Make this 30 minute winner with our wildly popular Kabuli chickpeas (batch cooked of course). With intense flavours, feel free to omit the anchovies for a vegan version. You'll be more than satisfied with a plate of this quick to prepare meal, with or without an added glass of red wine.
One Pot Chickpea Puttanesca Pasta:
1/4 cup olive oil
4-6 garlic cloves, minced
4 anchovy fillets
1.5 tsp dried oregano
1/2-1 tsp crushed red chilli flakes
4 cups unsalted chicken or veggie stock
12 oz. bucatini pasta or thick spaghetti noodles
3 pints cherry or grape tomatoes, halved
2 tbsp tomato pasta
1/4 cup chopped fresh basil
1/4 cup chopped fresh parsley
24 kalamata olives, minced
3 tbsp chopped capers
1.5 cups cooked GRAIN Kabuli chickpeas
freshly ground black pepper
parmesan cheese for finishing (optional)
Heat the olive oil in a large wok or sauté pan. Add the garlic and anchovies and cook for one minute. Add the dried oregano and the chilli flakes and cook a further 1-2 minutes, until the garlic is fragrant but not burnt.
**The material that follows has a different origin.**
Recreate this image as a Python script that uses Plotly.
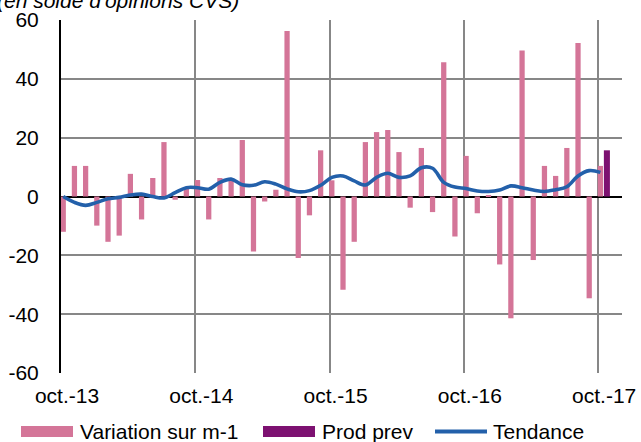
import numpy as np
import pandas as pd
import plotly.graph_objects as go

# ---- data ----
months = [d.strftime("%Y-%m") for d in pd.date_range("2013-10-01", "2017-10-01", freq="MS")]
variation = [-12.0, 10.4, 10.4, -9.9, -15.4, -13.3, 7.7, -7.8, 6.3, 18.5,
             -1.1, 2.7, 5.6, -7.8, 6.3, 5.5, 19.2, -18.7, -1.7, 2.3,
             56.3, -20.9, -6.4, 15.7, 5.5, -31.7, -15.4, 18.5, 21.9, 22.6,
             15.1, -3.8, 16.5, -5.3, 45.6, -13.6, 13.8, -5.7, 0.3, -23.1,
             -41.4, 49.6, -21.6, 10.4, 7.0, 16.5, 52.2, -34.6, 10.4]
tendance = [0.0, -2.0, -3.0, -2.0, -0.8, -0.3, 0.5, 0.8, 0.0, -0.5,
            1.3, 3.0, 3.0, 2.5, 4.8, 5.9, 4.0, 3.8, 5.0, 4.2,
            2.6, 1.6, 2.0, 3.8, 6.5, 7.0, 5.3, 3.9, 6.5, 7.9,
            6.5, 7.0, 9.8, 9.6, 4.8, 3.2, 2.7, 1.9, 1.7, 2.2,
            3.6, 3.0, 2.2, 1.7, 2.3, 3.3, 7.0, 8.8, 8.2]
prev_months = ["2017-11"]
prod_prev = [15.7]
tick_months = ["2013-10", "2014-10", "2015-10", "2016-10", "2017-10"]
tick_labels = ["oct.-13", "oct.-14", "oct.-15", "oct.-16", "oct.-17"]
y_ticks = [60, 40, 20, 0, -20, -40, -60]
y_labels = ["60", "40", "20", "0", "-20", "-40", "-60"]

PINK = "#D47598"
PURPLE = "#7D1171"
BLUE = "#2360AA"
GRID = "#878787"
FONT = "Liberation Sans, Arial, sans-serif"

all_months = months + prev_months
pos = {m: i for i, m in enumerate(all_months)}
x_var = [pos[m] for m in months]
x_prev = [pos[m] for m in prev_months]
x_ticks = [pos[m] for m in tick_months]

W, H = 641, 442
L, R, T, B = 61, 19, 20, 69
pw, ph = W - L - R, H - T - B


def px(x):
    return (x - L) / pw


def py(y):
    return (H - B - y) / ph


fig = go.Figure()
fig.add_trace(go.Bar(x=x_var, y=variation, width=0.47, offset=-0.035,
                     marker=dict(color=PINK, line=dict(width=0)),
                     name="Variation sur m-1"))
fig.add_trace(go.Bar(x=x_prev, y=prod_prev, width=0.54, offset=-0.49,
                     marker=dict(color=PURPLE, line=dict(width=0)),
                     name="Prod prev"))
fig.add_trace(go.Scatter(x=[v + 0.2 for v in x_var], y=tendance, mode="lines",
                         line=dict(color=BLUE, width=3.6, shape="spline", smoothing=1.0),
                         name="Tendance"))

fig.update_layout(
    width=W, height=H,
    margin=dict(l=L, r=R, t=T, b=B, pad=0, autoexpand=False),
    plot_bgcolor="white", paper_bgcolor="white",
    showlegend=False, barmode="overlay",
    font=dict(family=FONT, size=21, color="black"),
)
fig.update_xaxes(range=[0, 50.13], tickvals=x_ticks, ticktext=tick_labels,
                 showgrid=True, gridcolor=GRID, gridwidth=1.5, automargin=False,
                 zeroline=False, showline=False, ticks="",
                 ticklabelshift=6, ticklabelstandoff=8)
fig.update_yaxes(range=[-60, 60], tickvals=y_ticks, ticktext=y_labels,
                 showgrid=True, gridcolor=GRID, gridwidth=1.5, automargin=False,
                 zeroline=True, zerolinecolor="black", zerolinewidth=1.8,
                 showline=True, linecolor="black", linewidth=2, ticks="",
                 ticklabelstandoff=16)

# title (partially cut at top, as in the original)
fig.add_annotation(text="<i>(en solde d'opinions CVS)</i>", xref="paper", yref="paper",
                   x=px(-5), y=py(0), xanchor="left", yanchor="middle",
                   showarrow=False, font=dict(family=FONT, size=21, color="black"))

# legend
legend_items = [("rect", PINK, 21, 73, "Variation sur m-1", 78),
                ("rect", PURPLE, 263, 315, "Prod prev", 320),
                ("line", BLUE, 435, 487, "Tendance", 491)]
ly = 431.5
for kind, col, x0, x1, label, tx in legend_items:
    if kind == "rect":
        fig.add_shape(type="rect", xref="paper", yref="paper",
                      x0=px(x0), x1=px(x1), y0=py(ly - 5.5), y1=py(ly + 5.5),
                      fillcolor=col, line=dict(width=0))
    else:
        fig.add_shape(type="line", xref="paper", yref="paper",
                      x0=px(x0), x1=px(x1), y0=py(ly), y1=py(ly),
                      line=dict(color=col, width=4))
    fig.add_annotation(text=label, xref="paper", yref="paper",
                       x=px(tx), y=py(ly), xanchor="left", yanchor="middle",
                       showarrow=False, font=dict(family=FONT, size=21, color="black"))

fig.write_html("out.html", config={"displayModeBar": False},
               post_script="document.body.style.margin='0';document.body.style.overflow='hidden';")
Add the stock and bring to a boil without a lid. Add the pasta and cook for 10 minutes, being sure to stir the pasta frequently to prevent the noodles from sticking together or to the bottom of the pan. Add the fresh tomatoes, herbs, olives, and capers and stir well. Heat a further 2-3 minutes, or until the pasta is cooked. Serve hot with or without fresh parmesan, extra herbs, and freshly ground black pepper.